Higher Mortgage Interest Rates
Rising mortgage rates make it increasingly difficult for buyers to get into the housing market. If they’re unable to afford a mortgage, they won’t be able to buy a home. Higher mortgage rates discourage buyers, which is a key reason why demand for housing drops.
The housing market climate is largely determined by the economy. A strong economy typically goes hand in hand with a healthy housing market. But the opposite is also true: an economic downturn generally comes with higher unemployment rates and inflation rates, and lower consumer confidence and purchasing power, all of which play a role in a coming housing crash.
Will The Housing Market Crash In 2023 In Canada?
Based on these factors, it’s highly possible that Canada may see a housing crash in the near future. Over recent months, Canada has seen soaring home prices and mortgage interest rates and a slow economy. Consumer spending has dropped as more and more Canadians are watching their pennies amidst soaring inflation and cost of living.
Is Buying A Housing During A Housing Market Crash A Good Idea?
A housing market crash may be characterized in part by a major slowdown in buyer activity, but that doesn’t mean it’s a bad time to buy a home. In fact, if you’re in a strong financial position, a housing crash may be a lucrative time to make a home purchase. Here are some reasons why:
- Lower home prices. In this type of housing market, home prices may stagnate or even drop, as mentioned. With fewer buyers looking to buy, there will likely be fewer bidding wars and multiple offer situations. Odds are, an offer made just under the listing price will be accepted, as sellers won’t have as much negotiating power.
- Lower mortgage rates. During a recession, mortgage rates may decrease as the federal bank tries to stimulate growth in the economy. Right now, Canada is seeing very high mortgage rates, but the federal government expects interest rates in Canada to come down by the middle of 2024. If and when that happens, this will make buying a home more affordable for those with the capital to buy.
- Less competition. Fewer consumers will be in a position to afford a home purchase when the economy takes a downturn. This means less competition among buyers, giving them more options to choose from and putting them in the driver’s seat at the negotiating table.
How To You Enter The Canadian Housing Market
Getting into the real estate market when the economy is thriving and consumer spending is healthy is one thing. But buying during times of uncertainty is another. Here are some ways to enter the housing market today:
Get A Mortgage Through A Broker
Regardless of what the current market looks like, it’s always best to go through the process with a mortgage professional on your side. When you work with a mortgage broker such as Mortgage Maestro, you have the advantage of tapping into all mortgage products and lenders within their partner network. So, instead of visiting your bank and settling for the limited products they have to offer, you can have your broker do all the legwork needed to find out the best and cheapest mortgage product you can qualify for.

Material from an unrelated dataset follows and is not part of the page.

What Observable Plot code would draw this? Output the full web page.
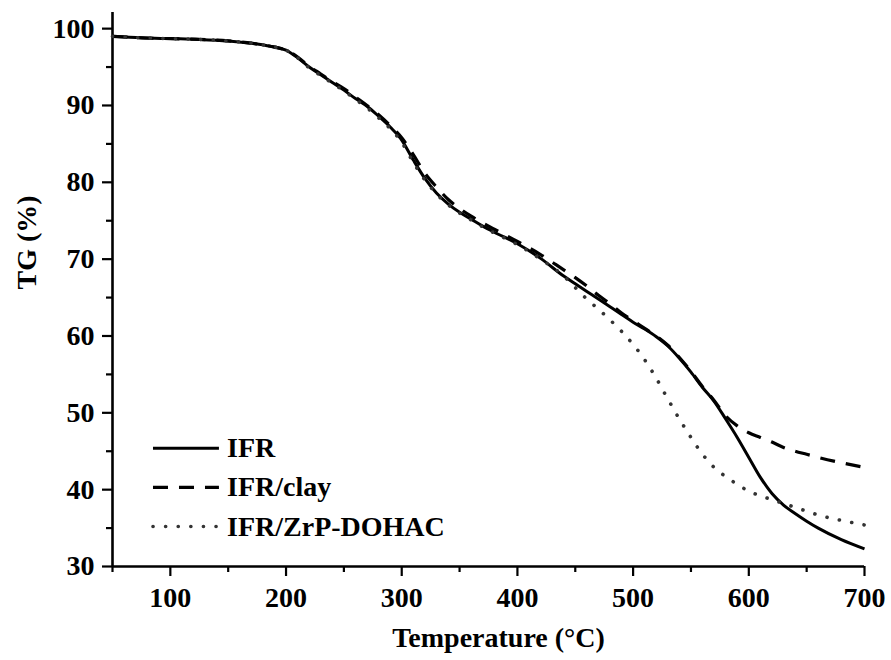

Based on your financial situation and goals, your broker will build a customized mortgage solution best suited for you.
It can be tough to come up with a sizable down payment to be put toward a home purchase. Conventional mortgages require that you put at least 5% toward the purchase price of a home in the form of a down payment. Based on the $729,044 national average price for a home, for instance, you’d need to come up with a minimum of $36,452. That’s a pretty substantial amount and many first-time buyers don’t have that kind of money.
Rent-to-own programs don’t require a massive down payment in order to get approved. Instead, they allow buyers to live in a home and pay rent. Your rent payments would pay your rent but a portion would be saved to go toward the purchase of the house you’re renting. This is referred to as “rent credit”.
When you sign this type of contract, you agree to rent the property for a certain time period, after which you may exercise the right to purchase the house at a previously agreed-upon price and your name will be on the title of the home. If not, you may walk away once the contract expires, however, you’ll lose the money that was put towards your rent credit.
This way, you can get into the market and finally claim ownership of a property in the near future without having to come up with a large sum of money toward a down payment for a conventional mortgage.
Buy A Fixer-Upper
Turn-key homes that have already been upgraded tend to command a higher dollar figure than homes that are in poor condition, for obvious reasons. But even if you bought a home that was move-in ready and needed no work, you wouldn’t have much room to add some value to it yourself.
Instead, consider buying a fixer-upper, which should come with a much cheaper price tag. Not only would you be able to afford the home at a lower price, you’d also be able to quickly add equity to the home by making the upgrades and improvements yourself. By investing a little sweat equity, you can buy what you can afford and add value to it in a short period of time.
Getting into the Canadian real estate market these days is certainly a challenge. Housing prices are high and mortgage rules are tight. But that doesn’t mean getting your foot in the door is impossible. There are steps you can take to make homeownership happen for you. Team up with an experienced mortgage broker and real estate agent to see what options are best suited for you.